• Problem details
Transcribe only the lines from the line with "The picture is" through the line with "var yTicks = [0, 20, 40, 60, 80, 100, 120]", exactly, counting both of those lines as part of the stretch.

• Records
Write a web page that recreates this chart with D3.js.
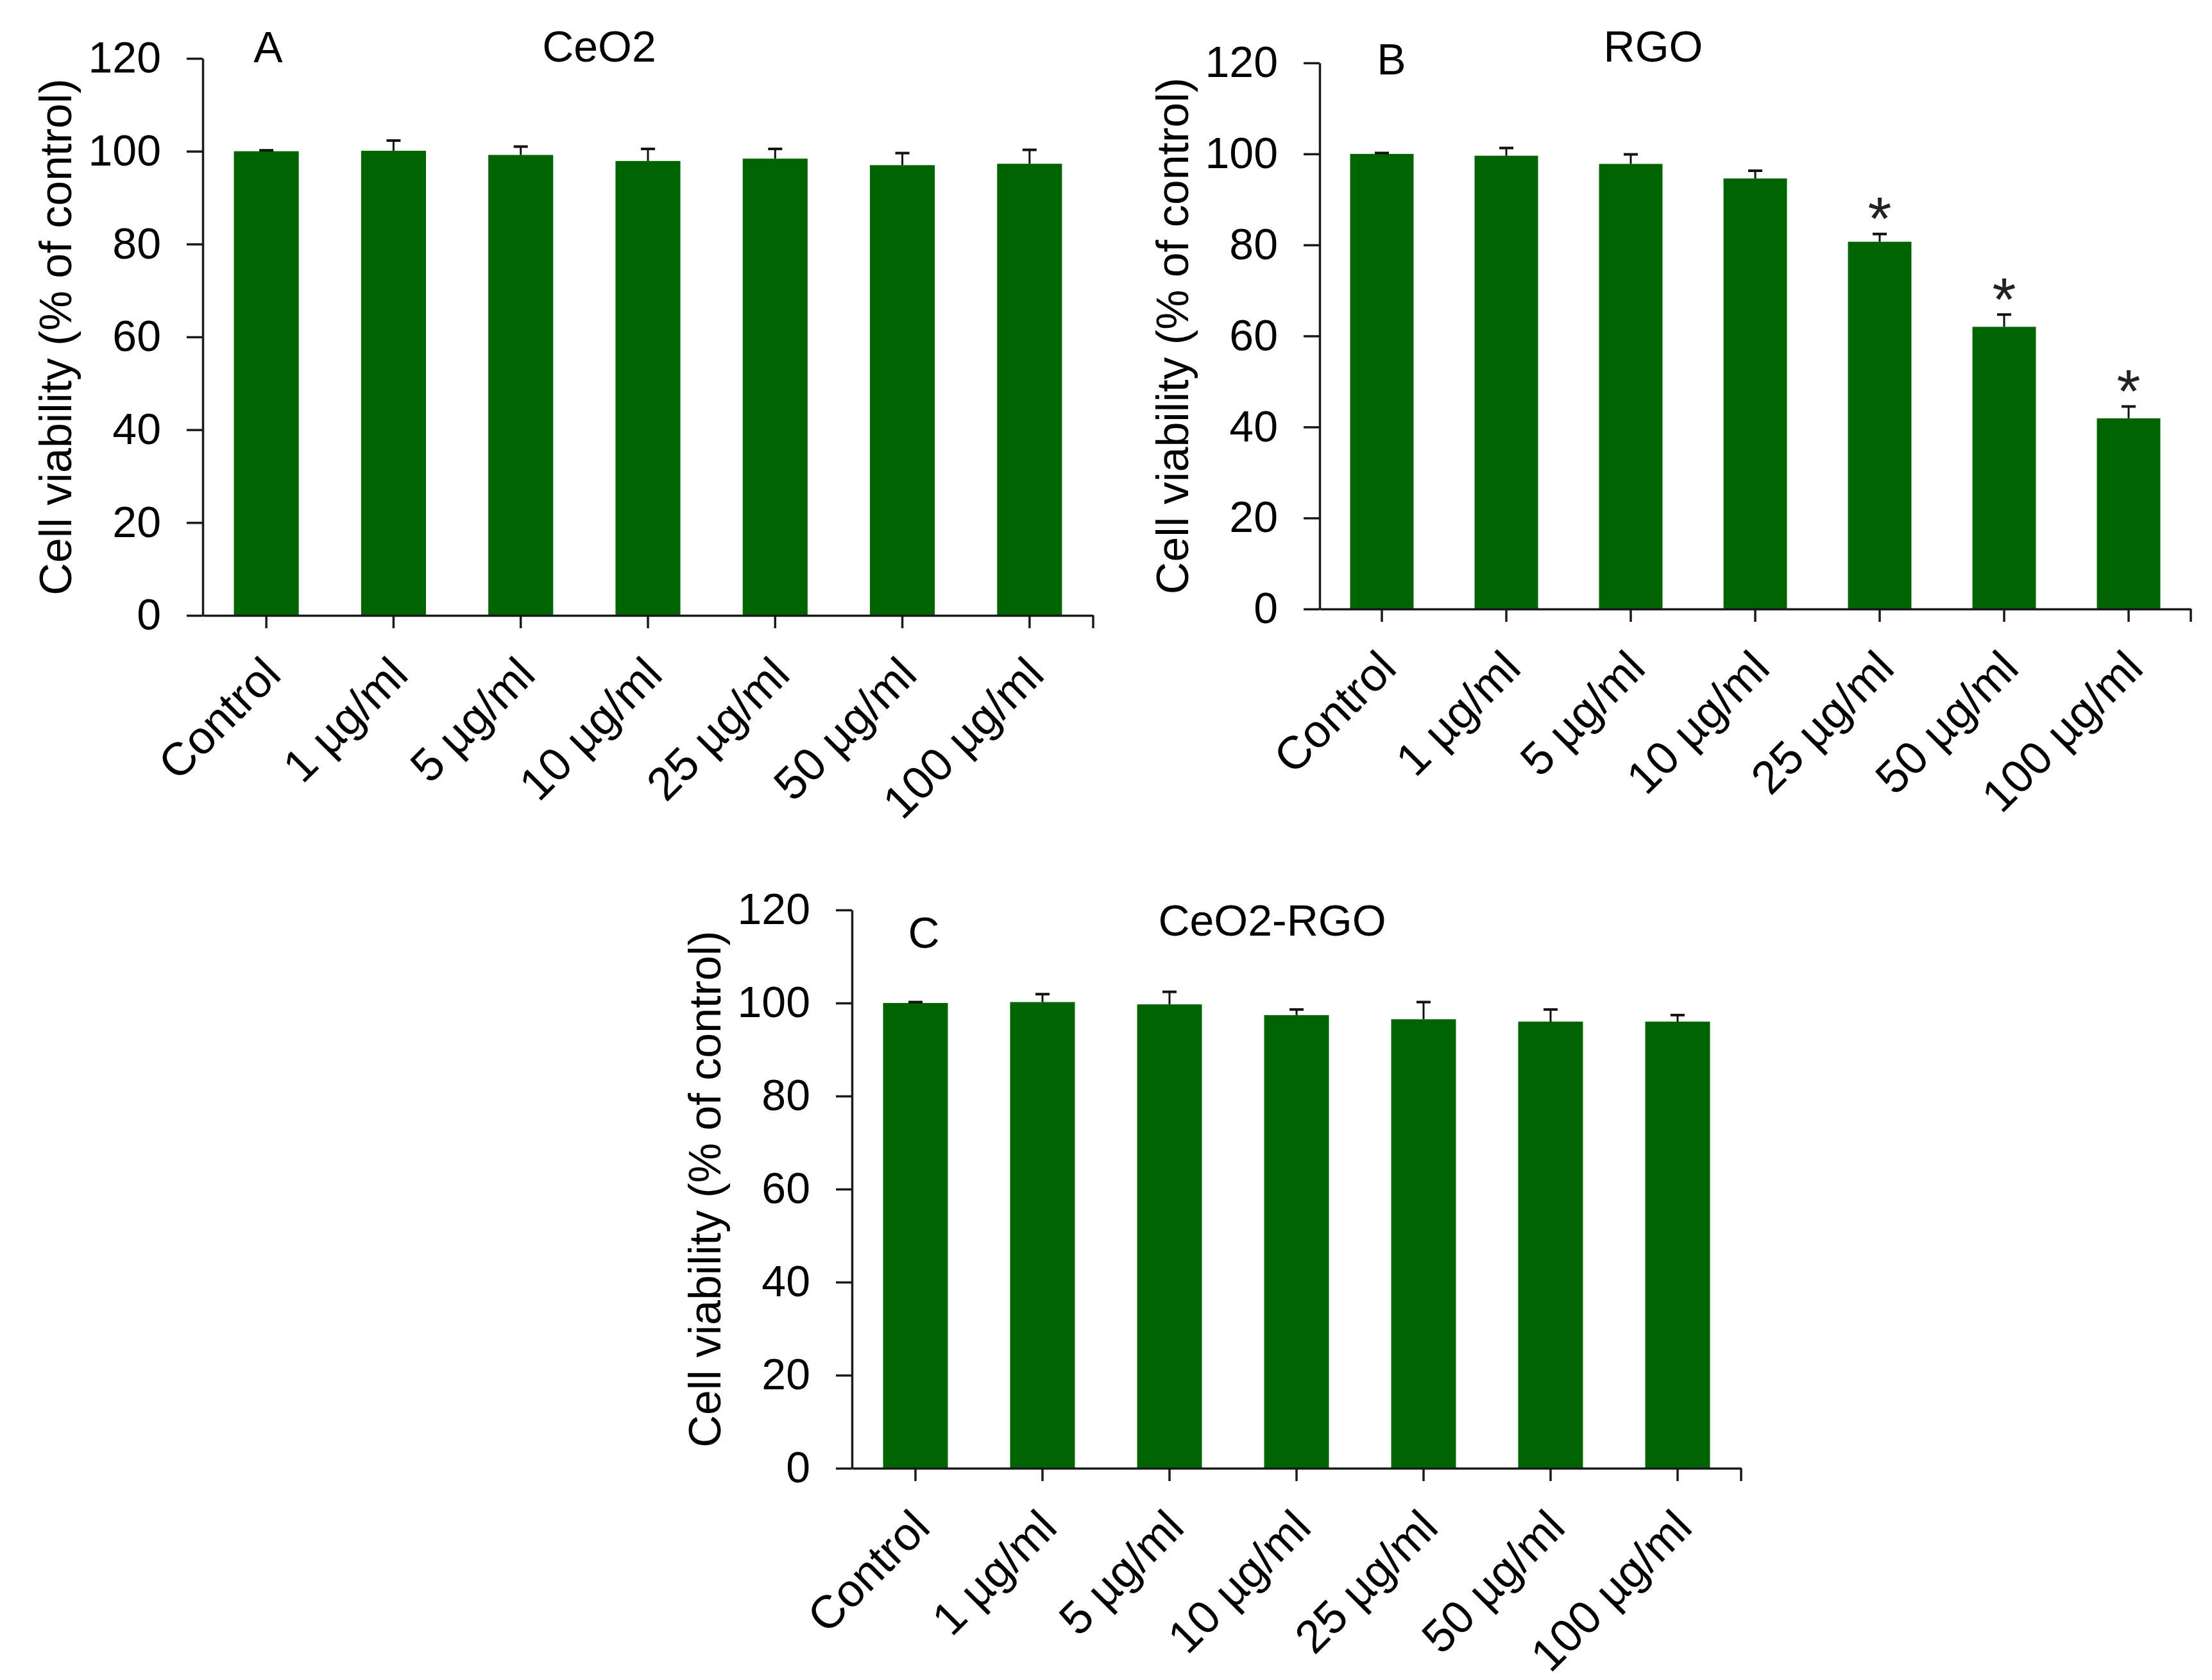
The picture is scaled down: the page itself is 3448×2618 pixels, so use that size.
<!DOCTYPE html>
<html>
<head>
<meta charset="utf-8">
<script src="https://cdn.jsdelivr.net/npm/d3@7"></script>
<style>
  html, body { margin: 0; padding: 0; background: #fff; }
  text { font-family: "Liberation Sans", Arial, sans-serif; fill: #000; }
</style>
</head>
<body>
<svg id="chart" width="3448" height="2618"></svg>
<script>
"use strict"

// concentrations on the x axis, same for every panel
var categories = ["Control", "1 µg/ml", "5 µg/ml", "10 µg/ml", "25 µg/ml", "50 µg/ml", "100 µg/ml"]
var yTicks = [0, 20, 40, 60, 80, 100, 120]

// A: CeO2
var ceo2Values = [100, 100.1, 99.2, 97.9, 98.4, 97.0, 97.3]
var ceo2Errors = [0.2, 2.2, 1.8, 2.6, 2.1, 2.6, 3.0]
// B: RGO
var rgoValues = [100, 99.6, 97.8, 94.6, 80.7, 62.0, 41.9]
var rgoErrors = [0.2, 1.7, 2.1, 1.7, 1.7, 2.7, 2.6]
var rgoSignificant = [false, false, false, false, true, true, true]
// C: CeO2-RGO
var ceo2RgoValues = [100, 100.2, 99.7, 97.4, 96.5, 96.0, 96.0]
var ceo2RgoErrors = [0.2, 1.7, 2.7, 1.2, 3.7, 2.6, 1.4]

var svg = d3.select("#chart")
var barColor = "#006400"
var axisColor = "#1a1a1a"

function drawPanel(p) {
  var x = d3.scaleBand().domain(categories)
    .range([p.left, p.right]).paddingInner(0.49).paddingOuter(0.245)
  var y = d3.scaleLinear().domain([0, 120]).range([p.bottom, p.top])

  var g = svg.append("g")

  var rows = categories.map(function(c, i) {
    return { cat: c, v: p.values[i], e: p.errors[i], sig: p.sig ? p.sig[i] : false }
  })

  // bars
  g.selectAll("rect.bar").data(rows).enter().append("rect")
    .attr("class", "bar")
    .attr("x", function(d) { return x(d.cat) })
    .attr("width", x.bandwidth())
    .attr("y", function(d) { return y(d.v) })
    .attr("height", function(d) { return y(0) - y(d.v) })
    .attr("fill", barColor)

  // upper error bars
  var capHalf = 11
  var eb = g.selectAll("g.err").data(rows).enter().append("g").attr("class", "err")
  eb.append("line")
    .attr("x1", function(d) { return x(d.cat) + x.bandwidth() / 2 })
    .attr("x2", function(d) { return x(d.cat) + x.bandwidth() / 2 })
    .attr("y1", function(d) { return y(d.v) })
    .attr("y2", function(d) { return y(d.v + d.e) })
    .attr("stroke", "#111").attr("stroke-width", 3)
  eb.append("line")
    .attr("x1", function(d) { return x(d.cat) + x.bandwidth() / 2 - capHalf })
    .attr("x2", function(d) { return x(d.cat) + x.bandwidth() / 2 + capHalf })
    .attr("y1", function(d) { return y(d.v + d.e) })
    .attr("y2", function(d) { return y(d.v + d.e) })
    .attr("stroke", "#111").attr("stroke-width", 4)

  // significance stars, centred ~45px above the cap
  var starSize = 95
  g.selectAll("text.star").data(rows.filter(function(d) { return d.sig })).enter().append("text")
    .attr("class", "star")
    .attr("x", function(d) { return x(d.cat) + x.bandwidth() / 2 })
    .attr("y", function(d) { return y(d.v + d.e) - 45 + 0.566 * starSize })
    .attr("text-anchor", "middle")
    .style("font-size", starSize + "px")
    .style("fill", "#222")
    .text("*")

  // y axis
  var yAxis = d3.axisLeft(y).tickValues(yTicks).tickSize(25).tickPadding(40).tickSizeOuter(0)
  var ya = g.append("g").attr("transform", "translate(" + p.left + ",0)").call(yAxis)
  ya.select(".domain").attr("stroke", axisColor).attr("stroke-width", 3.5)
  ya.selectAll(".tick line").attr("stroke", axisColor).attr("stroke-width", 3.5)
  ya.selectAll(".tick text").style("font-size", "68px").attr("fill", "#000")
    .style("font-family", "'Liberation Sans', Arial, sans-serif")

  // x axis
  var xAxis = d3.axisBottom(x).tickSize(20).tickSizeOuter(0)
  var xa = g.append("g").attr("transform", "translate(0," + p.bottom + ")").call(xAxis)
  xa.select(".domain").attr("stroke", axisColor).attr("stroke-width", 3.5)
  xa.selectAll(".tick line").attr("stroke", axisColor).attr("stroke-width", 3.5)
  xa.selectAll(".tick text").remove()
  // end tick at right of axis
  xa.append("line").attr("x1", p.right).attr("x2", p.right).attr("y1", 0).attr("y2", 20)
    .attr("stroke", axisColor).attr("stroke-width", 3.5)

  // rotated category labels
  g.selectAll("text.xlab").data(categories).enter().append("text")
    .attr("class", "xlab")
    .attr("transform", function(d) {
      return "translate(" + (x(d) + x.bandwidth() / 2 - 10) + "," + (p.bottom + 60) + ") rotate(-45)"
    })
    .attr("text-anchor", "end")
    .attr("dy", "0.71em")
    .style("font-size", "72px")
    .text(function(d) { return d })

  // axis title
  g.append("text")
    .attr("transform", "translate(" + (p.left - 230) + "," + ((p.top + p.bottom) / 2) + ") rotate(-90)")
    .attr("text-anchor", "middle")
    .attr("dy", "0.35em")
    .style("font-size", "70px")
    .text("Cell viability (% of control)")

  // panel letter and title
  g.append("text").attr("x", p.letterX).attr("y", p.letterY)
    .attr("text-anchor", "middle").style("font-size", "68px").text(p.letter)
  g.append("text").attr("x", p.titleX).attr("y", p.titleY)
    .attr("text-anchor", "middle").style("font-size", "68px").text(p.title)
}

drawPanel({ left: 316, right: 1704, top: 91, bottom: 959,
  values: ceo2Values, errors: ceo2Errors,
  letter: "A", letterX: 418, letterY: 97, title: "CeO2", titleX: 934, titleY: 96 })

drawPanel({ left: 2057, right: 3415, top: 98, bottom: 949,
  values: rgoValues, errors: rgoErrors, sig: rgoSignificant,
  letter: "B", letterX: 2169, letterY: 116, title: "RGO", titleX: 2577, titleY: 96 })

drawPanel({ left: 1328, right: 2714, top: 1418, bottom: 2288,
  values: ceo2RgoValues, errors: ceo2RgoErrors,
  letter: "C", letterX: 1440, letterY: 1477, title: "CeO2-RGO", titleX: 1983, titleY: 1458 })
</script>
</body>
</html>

--

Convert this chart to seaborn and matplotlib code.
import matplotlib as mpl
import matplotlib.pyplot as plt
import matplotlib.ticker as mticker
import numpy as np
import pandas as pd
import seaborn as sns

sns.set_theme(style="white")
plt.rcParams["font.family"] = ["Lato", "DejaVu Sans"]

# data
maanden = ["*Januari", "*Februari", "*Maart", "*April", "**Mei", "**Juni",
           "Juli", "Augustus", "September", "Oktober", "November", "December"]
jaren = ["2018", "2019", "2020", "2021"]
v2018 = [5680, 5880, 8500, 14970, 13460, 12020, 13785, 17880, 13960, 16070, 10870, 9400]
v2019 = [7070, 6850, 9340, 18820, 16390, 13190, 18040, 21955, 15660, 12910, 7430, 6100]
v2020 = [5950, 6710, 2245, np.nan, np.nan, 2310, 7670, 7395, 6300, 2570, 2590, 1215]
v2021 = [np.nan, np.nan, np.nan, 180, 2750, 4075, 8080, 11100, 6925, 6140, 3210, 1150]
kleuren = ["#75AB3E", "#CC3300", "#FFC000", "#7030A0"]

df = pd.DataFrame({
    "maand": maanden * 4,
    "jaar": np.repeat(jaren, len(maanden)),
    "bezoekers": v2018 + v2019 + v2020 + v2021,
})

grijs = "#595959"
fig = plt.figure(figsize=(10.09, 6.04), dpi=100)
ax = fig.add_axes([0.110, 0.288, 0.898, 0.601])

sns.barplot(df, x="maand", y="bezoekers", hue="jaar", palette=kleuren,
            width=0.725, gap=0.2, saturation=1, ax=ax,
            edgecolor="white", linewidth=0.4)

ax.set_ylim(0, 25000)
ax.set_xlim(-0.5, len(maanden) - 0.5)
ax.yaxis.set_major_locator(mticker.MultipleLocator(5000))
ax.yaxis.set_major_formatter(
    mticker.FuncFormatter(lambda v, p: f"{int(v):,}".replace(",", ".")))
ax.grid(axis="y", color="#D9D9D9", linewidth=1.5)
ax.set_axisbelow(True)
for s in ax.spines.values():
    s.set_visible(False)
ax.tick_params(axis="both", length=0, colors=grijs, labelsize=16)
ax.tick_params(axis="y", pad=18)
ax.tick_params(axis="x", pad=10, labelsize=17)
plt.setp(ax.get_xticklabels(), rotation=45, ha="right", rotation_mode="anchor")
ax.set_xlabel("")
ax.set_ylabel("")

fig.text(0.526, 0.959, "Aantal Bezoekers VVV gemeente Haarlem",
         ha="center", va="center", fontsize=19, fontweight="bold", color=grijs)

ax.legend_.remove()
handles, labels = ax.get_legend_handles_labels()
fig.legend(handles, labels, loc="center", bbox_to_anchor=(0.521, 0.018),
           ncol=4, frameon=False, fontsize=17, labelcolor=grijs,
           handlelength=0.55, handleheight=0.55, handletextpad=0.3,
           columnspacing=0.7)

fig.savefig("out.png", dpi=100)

• Exercise solution
The picture is scaled down: the page itself is 3448×2618 pixels, so use that size.
<!DOCTYPE html>
<html>
<head>
<meta charset="utf-8">
<script src="https://cdn.jsdelivr.net/npm/d3@7"></script>
<style>
  html, body { margin: 0; padding: 0; background: #fff; }
  text { font-family: "Liberation Sans", Arial, sans-serif; fill: #000; }
</style>
</head>
<body>
<svg id="chart" width="3448" height="2618"></svg>
<script>
"use strict"

// concentrations on the x axis, same for every panel
var categories = ["Control", "1 µg/ml", "5 µg/ml", "10 µg/ml", "25 µg/ml", "50 µg/ml", "100 µg/ml"]
var yTicks = [0, 20, 40, 60, 80, 100, 120]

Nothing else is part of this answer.